Dieser ganze Hergang hat zwar GOttes gerechtes Missfallen an der Flucht Jonä offenbaren, zugleich aber ihn doch zu künftiger mutiger Ausrichtung seines Berufs ausrüsten sollen. Denn dass Jona bei dieser fremden Leute ihrem Gewissen doch soviel Legitimation fand, dass es soviel Eindruck von Furcht GOttes dabei gab, dass so viel Ernst, GOtt anzurufen, in ihnen aufwachte, das konnte den Jona vorbereiten, seine Predigt an eine fremde Stadt nicht so schwer zu nehmen. Auch alle Lindigkeit, die sie gegen Jona brauchten, war eine Wirkung von der in ihrem Innern geschäftigen Wahrheit GOttes; denn was täte sonst der natürliche Sinn gegen einen Menschen, der Einen nicht nur in solchen Verlust seiner Güter, sondern auch in solche Gefahr des Lebens gebracht!

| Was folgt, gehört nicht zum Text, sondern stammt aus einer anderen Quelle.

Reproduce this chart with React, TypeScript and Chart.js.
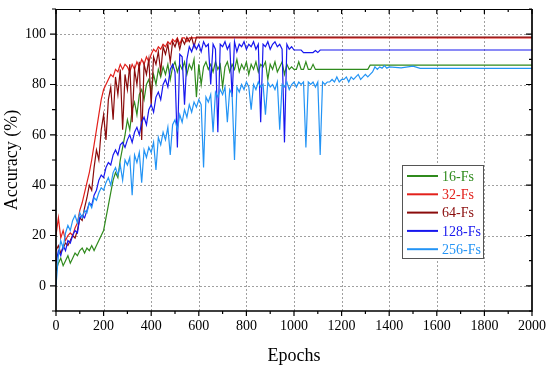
import React, { useEffect, useRef } from 'react';
import { Chart, registerables } from 'chart.js';

Chart.register(...registerables);

// Sampled epochs (every 10 epochs) for the noisy part of each curve
const EPOCHS = [
  0, 10, 20, 30, 40, 50, 60, 70, 80, 90,
  100, 110, 120, 130, 140, 150, 160, 170, 180, 190,
  200, 210, 220, 230, 240, 250, 260, 270, 280, 290,
  300, 310, 320, 330, 340, 350, 360, 370, 380, 390,
  400, 410, 420, 430, 440, 450, 460, 470, 480, 490,
  500, 510, 520, 530, 540, 550, 560, 570, 580, 590,
  600, 610, 620, 630, 640, 650, 660, 670, 680, 690,
  700, 710, 720, 730, 740, 750, 760, 770, 780, 790,
  800, 810, 820, 830, 840, 850, 860, 870, 880, 890,
  900, 910, 920, 930, 940, 950, 960, 970, 980, 990,
  1000, 1010, 1020, 1030, 1040, 1050, 1060, 1070, 1080, 1090,
  1100, 1110, 1120, 1130, 1140, 1150, 1160, 1170, 1180, 1190,
  1200, 1210, 1220, 1230, 1240, 1250, 1260, 1270, 1280, 1290,
  1300, 1310, 1320, 1330, 1340, 1350, 1360, 1370, 1380, 1390,
  1400,
];

const ACC_16 = [
  6, 9, 11, 8, 10, 12, 9, 11, 13, 12,
  14, 15, 13, 15, 14, 16, 14, 16, 18, 20,
  22, 27, 32, 37, 42, 45, 43, 50, 55, 60,
  66, 62, 70, 73, 68, 76, 78, 74, 80, 82,
  77, 84, 80, 86, 83, 87, 84, 88, 82, 87,
  89, 85, 88, 86, 89, 84, 88, 86, 90, 75,
  88, 80, 87, 89, 86, 88, 85, 89, 86, 88,
  79, 87, 89, 85, 88, 86, 90, 85, 88, 86,
  89, 84, 88, 86, 89, 85, 88, 87, 89, 82,
  88, 86, 89, 85, 87, 89, 84, 88, 86, 87,
  86, 86, 89, 86, 86, 89, 86, 86, 88, 86,
];
const TAIL_EPOCHS_16 = [1310, 1320, 2000];
const TAIL_ACC_16 = [86, 87.7, 87.7];

const ACC_32 = [
  20, 27, 19, 22, 18, 20, 21, 20, 23, 25,
  30, 33, 37, 41, 45, 50, 56, 62, 68, 74,
  78, 80, 82, 84, 83, 86, 85, 88, 86, 88,
  87, 85, 88, 86, 89, 87, 90, 88, 91, 89,
  92, 94, 93, 95, 94, 96, 95, 97, 96, 98,
  97, 98.5, 96, 98.5, 98.5, 97, 98.5, 98.5, 98.5,
];
const TAIL_EPOCHS_32 = [2000];
const TAIL_ACC_32 = [98.5];

const ACC_64 = [
  14, 16, 13, 15, 17, 16, 18, 20, 19, 22,
  27, 26, 31, 35, 40, 38, 47, 54, 50, 62,
  68, 58, 74, 79, 66, 83, 76, 86, 62, 84,
  78, 88, 65, 86, 80, 89, 58, 88, 84, 90,
  72, 91, 88, 93, 85, 95, 92, 96, 89, 97,
  95, 98, 94, 98, 96, 98.8, 97, 98.8, 95, 98.8,
  98.8,
];
const TAIL_EPOCHS_64 = [2000];
const TAIL_ACC_64 = [98.8];

const ACC_128 = [
  9, 14, 12, 16, 14, 18, 17, 20, 22, 21,
  27, 28, 27, 30, 33, 32, 36, 38, 42, 44,
  43, 47, 49, 48, 52, 54, 52, 56, 57, 55,
  58, 60, 57, 61, 63, 60, 65, 67, 64, 70,
  72, 69, 75, 77, 74, 80, 82, 79, 86, 88,
  85, 55, 92, 91, 72, 90, 95, 93, 96, 94,
  96, 93, 97, 95, 96, 80, 96, 94, 61, 96,
  95, 97, 94, 96, 75, 97, 93, 96, 95, 97,
  94, 96, 95, 97, 94, 96, 65, 96, 95, 97,
  94, 96, 97, 95, 96, 94, 57, 96, 94, 95,
  93.7, 93.7, 93.7, 93.7, 92.7, 92.7, 92.7, 92.7, 92.7, 93.5,
  92.7, 93.7,
];
const TAIL_EPOCHS_128 = [2000];
const TAIL_ACC_128 = [93.7];

const ACC_256 = [
  0, 12, 18, 15, 21, 24, 22, 26, 28, 25,
  29, 27, 30, 29, 33, 31, 35, 34, 37, 39,
  38, 41, 43, 40, 45, 47, 44, 48, 42, 50,
  48, 51, 36, 52, 49, 53, 41, 54, 51, 55,
  53, 57, 46, 59, 56, 61, 58, 63, 52, 64,
  66, 62, 68, 65, 70, 67, 72, 69, 73, 71,
  74, 72, 47, 75, 73, 76, 61, 77, 75, 78,
  76, 79, 65, 78, 76, 50, 79, 77, 80, 78,
  81, 79, 70, 80, 78, 81, 79, 80, 68, 81,
  79, 80, 78, 81, 62, 80, 79, 81, 78, 80,
  81, 79, 81, 80, 81, 55, 81, 80, 81, 79,
  81, 52, 81, 80, 81, 81, 82, 81, 83, 81,
  82, 82, 83, 81, 83, 82, 83, 84, 82, 83,
  84, 83, 84, 85, 87, 86, 87, 86.5, 87.5, 86.5,
  87,
];
const TAIL_EPOCHS_256 = [1450, 1500, 1530, 2000];
const TAIL_ACC_256 = [86.6, 87.3, 86.4, 86.4];

const SERIES_NAMES = ['16-Fs', '32-Fs', '64-Fs', '128-Fs', '256-Fs'];
const SERIES_COLORS = ['#2f8a1c', '#e3201b', '#8a0b0b', '#1717ee', '#2394f5'];

const X_MIN = 0;
const X_MAX = 2000;
const Y_MIN = -10;
const Y_MAX = 110;

const FONT_FAMILY = "'Liberation Serif', 'Times New Roman', serif";

function toPoints(acc: number[], tailE: number[], tailA: number[]) {
  const pts = acc.map((y, i) => ({ x: EPOCHS[i], y }));
  tailE.forEach((x, i) => pts.push({ x, y: tailA[i] }));
  return pts;
}

const framePlugin = {
  id: 'originFrame',
  beforeDatasetsDraw(chart: any) {
    const { ctx, chartArea: a, scales } = chart;
    const xs = scales.x;
    const ys = scales.y;
    ctx.save();
    ctx.strokeStyle = '#a0a0a0';
    ctx.lineWidth = 1;
    ctx.setLineDash([2, 2]);
    xs.ticks.forEach((t: any) => {
      if (t.value % 200 !== 0 || t.value === X_MIN || t.value === X_MAX) return;
      const px = Math.round(xs.getPixelForValue(t.value)) + 0.5;
      ctx.beginPath();
      ctx.moveTo(px, a.top);
      ctx.lineTo(px, a.bottom);
      ctx.stroke();
    });
    ys.ticks.forEach((t: any) => {
      if (t.value % 20 !== 0) return;
      const py = Math.round(ys.getPixelForValue(t.value)) + 0.5;
      ctx.beginPath();
      ctx.moveTo(a.left, py);
      ctx.lineTo(a.right, py);
      ctx.stroke();
    });
    ctx.restore();
  },
  afterDatasetsDraw(chart: any) {
    const { ctx, chartArea: a, scales } = chart;
    const xs = scales.x;
    const ys = scales.y;
    ctx.save();
    ctx.setLineDash([]);
    ctx.strokeStyle = '#000';
    ctx.lineWidth = 1.7;
    ctx.beginPath();
    ctx.moveTo(a.left, a.top);
    ctx.lineTo(a.left, a.bottom);
    ctx.lineTo(a.right, a.bottom);
    ctx.lineTo(a.right, a.top);
    ctx.stroke();
    ctx.lineWidth = 1;
    ctx.beginPath();
    ctx.moveTo(a.left, a.top + 0.5);
    ctx.lineTo(a.right, a.top + 0.5);
    ctx.stroke();

    ctx.lineWidth = 1.2;
    xs.ticks.forEach((t: any) => {
      const major = t.value % 200 === 0;
      const px = xs.getPixelForValue(t.value);
      ctx.beginPath();
      ctx.moveTo(px, a.bottom);
      ctx.lineTo(px, a.bottom + (major ? 5 : 3));
      ctx.moveTo(px, a.top);
      ctx.lineTo(px, a.top + (major ? 5 : 3));
      ctx.stroke();
    });
    ys.ticks.forEach((t: any) => {
      const major = t.value % 20 === 0;
      const py = ys.getPixelForValue(t.value);
      ctx.beginPath();
      ctx.moveTo(a.left, py);
      ctx.lineTo(a.left - (major ? 6 : 4), py);
      ctx.moveTo(a.right, py);
      ctx.lineTo(a.right - (major ? 6 : 3), py);
      ctx.stroke();
    });

    // legend box
    const bx = a.right - 130;
    const by = a.top + 156;
    const bw = 81;
    const bh = 93;
    ctx.fillStyle = '#fff';
    ctx.fillRect(bx, by, bw, bh);
    ctx.strokeStyle = '#555';
    ctx.lineWidth = 1;
    ctx.strokeRect(bx + 0.5, by + 0.5, bw, bh);
    ctx.font = `14px ${FONT_FAMILY}`;
    ctx.textBaseline = 'middle';
    ctx.textAlign = 'left';
    SERIES_NAMES.forEach((name, i) => {
      const ry = by + 11 + i * 18.3;
      ctx.strokeStyle = SERIES_COLORS[i];
      ctx.lineWidth = 2;
      ctx.beginPath();
      ctx.moveTo(bx + 5, ry);
      ctx.lineTo(bx + 36, ry);
      ctx.stroke();
      ctx.fillStyle = SERIES_COLORS[i];
      ctx.fillText(name, bx + 40, ry + 1);
    });
    ctx.restore();
  },
};

export default function App() {
  const canvasRef = useRef<HTMLCanvasElement | null>(null);

  useEffect(() => {
    document.body.style.margin = '0';
    const canvas = canvasRef.current;
    if (!canvas) return;

    const accs = [ACC_16, ACC_32, ACC_64, ACC_128, ACC_256];
    const tailsE = [TAIL_EPOCHS_16, TAIL_EPOCHS_32, TAIL_EPOCHS_64, TAIL_EPOCHS_128, TAIL_EPOCHS_256];
    const tailsA = [TAIL_ACC_16, TAIL_ACC_32, TAIL_ACC_64, TAIL_ACC_128, TAIL_ACC_256];

    const datasets = SERIES_NAMES.map((name, i) => ({
      label: name,
      data: toPoints(accs[i], tailsE[i], tailsA[i]),
      borderColor: SERIES_COLORS[i],
      backgroundColor: SERIES_COLORS[i],
      borderWidth: 1.2,
      pointRadius: 0,
      tension: 0,
      fill: false,
      order: SERIES_NAMES.length - i,
    }));

    const chart = new Chart(canvas, {
      type: 'line',
      data: { datasets },
      options: {
        animation: false,
        responsive: true,
        maintainAspectRatio: false,
        layout: { padding: { left: 0, right: 18, top: 9, bottom: 0 } },
        plugins: {
          legend: { display: false },
          tooltip: { enabled: false },
        },
        scales: {
          x: {
            type: 'linear',
            min: X_MIN,
            max: X_MAX,
            grid: { display: false, drawTicks: false },
            border: { display: false },
            ticks: {
              stepSize: 100,
              autoSkip: false,
              maxRotation: 0,
              padding: 7,
              color: '#000',
              font: { family: FONT_FAMILY, size: 14 },
              callback: (v: any) => (Number(v) % 200 === 0 ? String(v) : ''),
            },
            title: {
              display: true,
              text: 'Epochs',
              color: '#000',
              font: { family: FONT_FAMILY, size: 18 },
              padding: { top: 0, bottom: 5 },
            },
            afterFit: (s: any) => {
              s.height = 61;
              s.paddingLeft = 0;
              s.paddingRight = 0;
            },
          },
          y: {
            type: 'linear',
            min: Y_MIN,
            max: Y_MAX,
            grid: { display: false, drawTicks: false },
            border: { display: false },
            ticks: {
              stepSize: 10,
              autoSkip: false,
              padding: 10,
              color: '#000',
              font: { family: FONT_FAMILY, size: 14 },
              callback: (v: any) => (Number(v) % 20 === 0 ? String(v) : ''),
            },
            title: {
              display: true,
              text: 'Accuracy (%)',
              color: '#000',
              font: { family: FONT_FAMILY, size: 18 },
              padding: { top: 1, bottom: 0 },
            },
            afterFit: (s: any) => {
              s.width = 56;
              s.paddingTop = 0;
              s.paddingBottom = 0;
            },
          },
        },
      },
      plugins: [framePlugin],
    } as any);

    return () => {
      chart.destroy();
    };
  }, []);

  return (
    <div style={{ position: 'fixed', left: 0, top: 0, width: 550, height: 372 }}>
      <canvas ref={canvasRef} />
    </div>
  );
}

Wenn sich schon Jona allein als Sünder und Ursache dieses Unglücks angegeben hat, so muss der Andern Gewissen doch auch aufgeweckt worden sein, zu empfinden, was sie auf sich haben. Die göttliche Traurigkeit und Reue, in der Jona stand, wirkte auch in ihm die rechtmäßige Rache (2. Kor. 7, 11.), dass er sprach: nehmt mich, und werft mich ins Meer. Doch stürzt er sich nicht selber in das Meer. Solch ein Unterschied findet sich zwischen einem aufgeweckten und zwischen einem verzweifelnden Gewissen.